THERE was a certain end-of-an-era mood during the Asia-Pacific Economic Cooperation (Apec) summit in Lima, Peru, particularly when the focus was on the United States' role in promoting free trade in the Pacific Rim region and beyond.

In many ways, the 1993 Apec summit in Seattle had ushered in the era of globalism. The US led by then president Bill Clinton played the role of a political and economic engine in an effort aimed at removing barriers for trade and investment in Asia, as it reoriented its geostrategic and geoeconomic interests towards the new emerging economies there.

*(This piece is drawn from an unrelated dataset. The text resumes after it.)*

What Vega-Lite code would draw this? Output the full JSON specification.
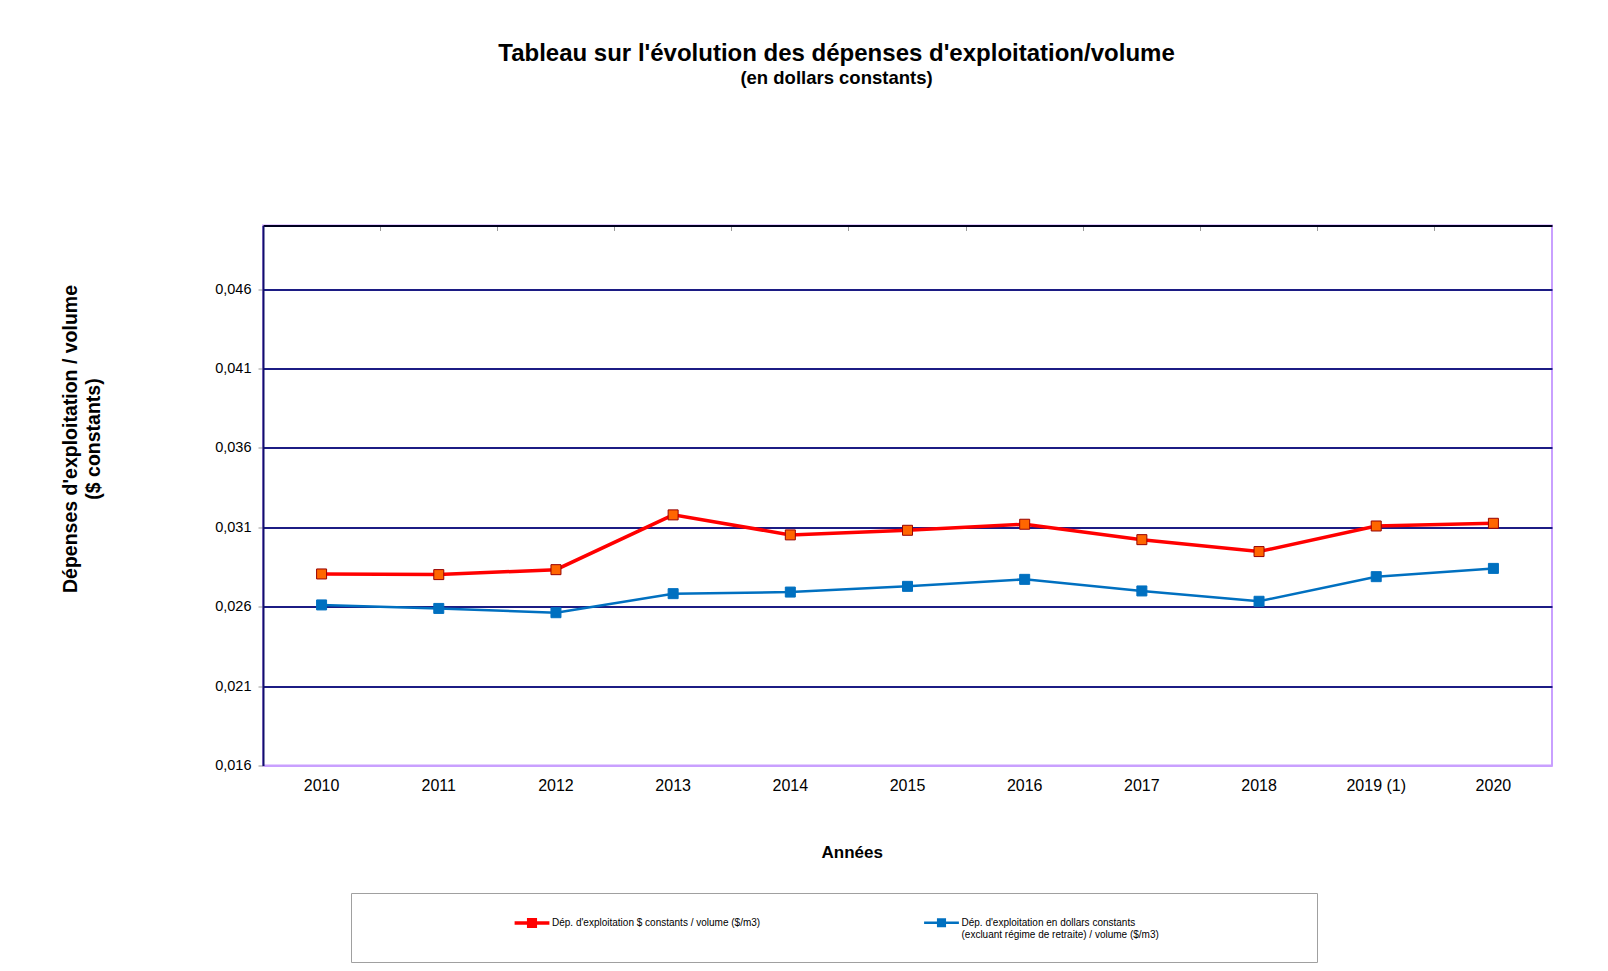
{
  "$schema": "https://vega.github.io/schema/vega-lite/v6.json",
  "autosize": {"type": "none"},
  "width": 1289,
  "height": 540,
  "padding": {"left": 263, "top": 225.5, "right": 56, "bottom": 205},
  "background": "white",
  "config": {
    "font": "Liberation Sans",
    "view": {"stroke": "#c9a0ff", "strokeWidth": 2}
  },
  "title": {
    "text": "Tableau sur l'évolution des dépenses d'exploitation/volume",
    "subtitle": "(en dollars constants)",
    "anchor": "middle",
    "frame": "group",
    "dx": -71,
    "offset": 138,
    "fontSize": 24,
    "fontWeight": "bold",
    "color": "#000000",
    "subtitleFontSize": 18.5,
    "subtitleFontWeight": "bold",
    "subtitleColor": "#000000",
    "subtitlePadding": 3
  },
  "data": {
    "values": [
      {"annee": "2010", "serie": "Dép. d'exploitation $ constants / volume ($/m3)", "valeur": 0.02806},
      {"annee": "2011", "serie": "Dép. d'exploitation $ constants / volume ($/m3)", "valeur": 0.02802},
      {"annee": "2012", "serie": "Dép. d'exploitation $ constants / volume ($/m3)", "valeur": 0.02833},
      {"annee": "2013", "serie": "Dép. d'exploitation $ constants / volume ($/m3)", "valeur": 0.03178},
      {"annee": "2014", "serie": "Dép. d'exploitation $ constants / volume ($/m3)", "valeur": 0.03052},
      {"annee": "2015", "serie": "Dép. d'exploitation $ constants / volume ($/m3)", "valeur": 0.03081},
      {"annee": "2016", "serie": "Dép. d'exploitation $ constants / volume ($/m3)", "valeur": 0.03119},
      {"annee": "2017", "serie": "Dép. d'exploitation $ constants / volume ($/m3)", "valeur": 0.03022},
      {"annee": "2018", "serie": "Dép. d'exploitation $ constants / volume ($/m3)", "valeur": 0.02947},
      {"annee": "2019 (1)", "serie": "Dép. d'exploitation $ constants / volume ($/m3)", "valeur": 0.03108},
      {"annee": "2020", "serie": "Dép. d'exploitation $ constants / volume ($/m3)", "valeur": 0.03125},
      {"annee": "2010", "serie": "Dép. d'exploitation en dollars constants (excluant régime de retraite) / volume ($/m3)", "valeur": 0.02611},
      {"annee": "2011", "serie": "Dép. d'exploitation en dollars constants (excluant régime de retraite) / volume ($/m3)", "valeur": 0.02589},
      {"annee": "2012", "serie": "Dép. d'exploitation en dollars constants (excluant régime de retraite) / volume ($/m3)", "valeur": 0.02562},
      {"annee": "2013", "serie": "Dép. d'exploitation en dollars constants (excluant régime de retraite) / volume ($/m3)", "valeur": 0.02682},
      {"annee": "2014", "serie": "Dép. d'exploitation en dollars constants (excluant régime de retraite) / volume ($/m3)", "valeur": 0.02692},
      {"annee": "2015", "serie": "Dép. d'exploitation en dollars constants (excluant régime de retraite) / volume ($/m3)", "valeur": 0.02728},
      {"annee": "2016", "serie": "Dép. d'exploitation en dollars constants (excluant régime de retraite) / volume ($/m3)", "valeur": 0.02772},
      {"annee": "2017", "serie": "Dép. d'exploitation en dollars constants (excluant régime de retraite) / volume ($/m3)", "valeur": 0.02699},
      {"annee": "2018", "serie": "Dép. d'exploitation en dollars constants (excluant régime de retraite) / volume ($/m3)", "valeur": 0.02634},
      {"annee": "2019 (1)", "serie": "Dép. d'exploitation en dollars constants (excluant régime de retraite) / volume ($/m3)", "valeur": 0.02789},
      {"annee": "2020", "serie": "Dép. d'exploitation en dollars constants (excluant régime de retraite) / volume ($/m3)", "valeur": 0.02841}
    ]
  },
  "layer": [
    {
      "mark": {"type": "line", "strokeJoin": "miter"},
      "encoding": {
        "x": {
          "field": "annee", "type": "ordinal", "sort": null,
          "scale": {"type": "band", "paddingInner": 0, "paddingOuter": 0},
          "axis": {
            "orient": "bottom",
            "title": "Années",
            "titleFontSize": 17, "titleFontWeight": "bold", "titleColor": "#000000",
            "titleAlign": "center", "titleBaseline": "alphabetic",
            "titleX": 588.7, "titleY": 92, "titleAnchor": null,
            "labelAngle": 0, "labelFontSize": 16, "labelColor": "#000000",
            "labelBaseline": "alphabetic", "labelPadding": 25,
            "ticks": false, "tickSize": 0,
            "domainColor": "#c9a0ff", "domainWidth": 2,
            "grid": false
          }
        },
        "y": {
          "field": "valeur", "type": "quantitative",
          "scale": {"domain": [0.016, 0.05], "nice": false, "zero": false},
          "axis": {
            "title": ["Dépenses d'exploitation / volume", "($ constants)"],
            "titleFontSize": 19.5, "titleFontWeight": "bold", "titleColor": "#000000",
            "titleAngle": -90, "titleAlign": "center", "titleBaseline": "alphabetic",
            "titleLineHeight": 23.5, "titleX": -187, "titleY": 213,
            "values": [0.016, 0.021, 0.026, 0.031, 0.036, 0.041, 0.046],
            "labelExpr": "replace(format(datum.value, '.3f'), '.', ',')",
            "labelFontSize": 14.5, "labelColor": "#000000", "labelPadding": 7,
            "tickSize": 5, "tickColor": "#999999",
            "domainColor": "#10106a", "domainWidth": 2,
            "grid": true, "gridWidth": 2,
            "gridColor": {"condition": {"test": "datum.value < 0.0165", "value": "transparent"}, "value": "#1c1c84"}
          }
        },
        "color": {
          "field": "serie", "type": "nominal",
          "scale": {
            "domain": ["Dép. d'exploitation $ constants / volume ($/m3)", "Dép. d'exploitation en dollars constants (excluant régime de retraite) / volume ($/m3)"],
            "range": ["#ff0000", "#0070c0"]
          },
          "legend": {
            "orient": "none", "legendX": 88, "legendY": 667.5,
            "direction": "horizontal", "columns": 2, "columnPadding": 157.5,
            "strokeColor": "#a0a0a0", "fillColor": "white", "padding": 22,
            "title": "\u200b\u00a0\u00a0\u00a0\u00a0\u00a0\u00a0\u00a0\u00a0\u00a0\u00a0\u00a0\u00a0\u00a0\u00a0\u00a0\u00a0\u00a0\u00a0\u00a0\u00a0\u00a0\u00a0\u00a0\u00a0\u00a0\u00a0\u00a0\u00a0\u00a0\u00a0\u00a0\u00a0\u00a0\u00a0\u00a0\u00a0\u00a0\u00a0\u00a0\u00a0\u00a0\u00a0\u00a0\u00a0\u00a0\u00a0\u00a0\u00a0\u200b",
            "titleOrient": "left", "titleFontSize": 11, "titleLineHeight": 11, "titlePadding": 4,
            "symbolType": "M-2.9,0H2.9M-0.55,-0.55H0.55V0.55H-0.55Z",
            "symbolSize": 144, "symbolStrokeWidth": 3,
            "labelFontSize": 10, "labelLineHeight": 11.5, "labelColor": "#000000", "labelLimit": 600, "labelOffset": 12,
            "labelExpr": "length(datum.label) > 60 ? [\"Dép. d'exploitation en dollars constants\", \"(excluant régime de retraite) / volume ($/m3)\u00a0\u00a0\u00a0\u00a0\u00a0\u00a0\u00a0\u00a0\u00a0\u00a0\u00a0\u00a0\u00a0\u00a0\u00a0\u00a0\u00a0\u00a0\u00a0\u00a0\u00a0\u00a0\u00a0\u00a0\u00a0\u00a0\u00a0\u00a0\u00a0\u00a0\u00a0\u00a0\u00a0\u00a0\u00a0\u00a0\u00a0\u00a0\u00a0\u00a0\u00a0\u00a0\u00a0\u00a0\u00a0\u00a0\u00a0\u00a0\u00a0\u200b\"] : [datum.label, \"\u200b\"]",
            "encode": {
              "symbols": {
                "update": {
                  "fill": {"signal": "length(datum.value) > 60 ? '#0070c0' : '#ff6600'"},
                  "fillOpacity": {"value": 1}
                }
              }
            }
          }
        },
        "strokeWidth": {
          "field": "serie", "type": "nominal",
          "scale": {
            "domain": ["Dép. d'exploitation $ constants / volume ($/m3)", "Dép. d'exploitation en dollars constants (excluant régime de retraite) / volume ($/m3)"],
            "range": [3.5, 2.5]
          },
          "legend": null
        }
      }
    },
    {
      "mark": {"type": "point", "shape": "square", "filled": true, "opacity": 1, "strokeWidth": 1},
      "encoding": {
        "x": {"field": "annee", "type": "ordinal", "sort": null, "axis": null},
        "y": {"field": "valeur", "type": "quantitative"},
        "fill": {
          "field": "serie", "type": "nominal",
          "scale": {
            "domain": ["Dép. d'exploitation $ constants / volume ($/m3)", "Dép. d'exploitation en dollars constants (excluant régime de retraite) / volume ($/m3)"],
            "range": ["#ff6600", "#0070c0"]
          },
          "legend": null
        },
        "stroke": {
          "field": "serie", "type": "nominal",
          "scale": {
            "domain": ["Dép. d'exploitation $ constants / volume ($/m3)", "Dép. d'exploitation en dollars constants (excluant régime de retraite) / volume ($/m3)"],
            "range": ["#990000", "#0070c0"]
          },
          "legend": null
        },
        "size": {"value": 100}
      }
    },
    {
      "mark": {"type": "rule", "opacity": 0},
      "encoding": {
        "x": {
          "field": "annee", "type": "ordinal", "sort": null,
          "axis": {
            "orient": "top", "title": null, "labels": false,
            "bandPosition": 0, "tickSize": -5, "tickColor": "#999999",
            "domainColor": "#000020", "domainWidth": 2, "grid": false
          }
        }
      }
    }
  ],
  "resolve": {"axis": {"x": "independent"}}
}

Washington under president Clinton and his Republican successor, president George W Bush, invested time and energy in bringing the Uruguay Round of trade talks to a successful conclusion, helping create the foundations for the new World Trade Organization (WTO); normalising US trade relationship with China; and integrating China into the global economy. Presidents Clinton and Bush, backed by Democratic and Republican lawmakers on Capitol Hill, insisted that these and related moves were critical in advancing both US' economic and strategic interests.

Promoting globalism, especially when it came to the rising economies of East Asia, helped open global markets to American exports and investment; and by extension, helped create new high-skilled US jobs. At the same time, continuing to maintain US political and military presence in East Asia offered Washington an opportunity to protect its interests and promote its values in the region, while providing a sense of security for its economic partners and military allies there. From that perspective, the promotion of US geostrategic interests in the Pacific Rim helped complement its geoeconomic interests, and vice versa. Expanding American trade and investment ties in the region hasn't strengthened only its economy but also its political-military status.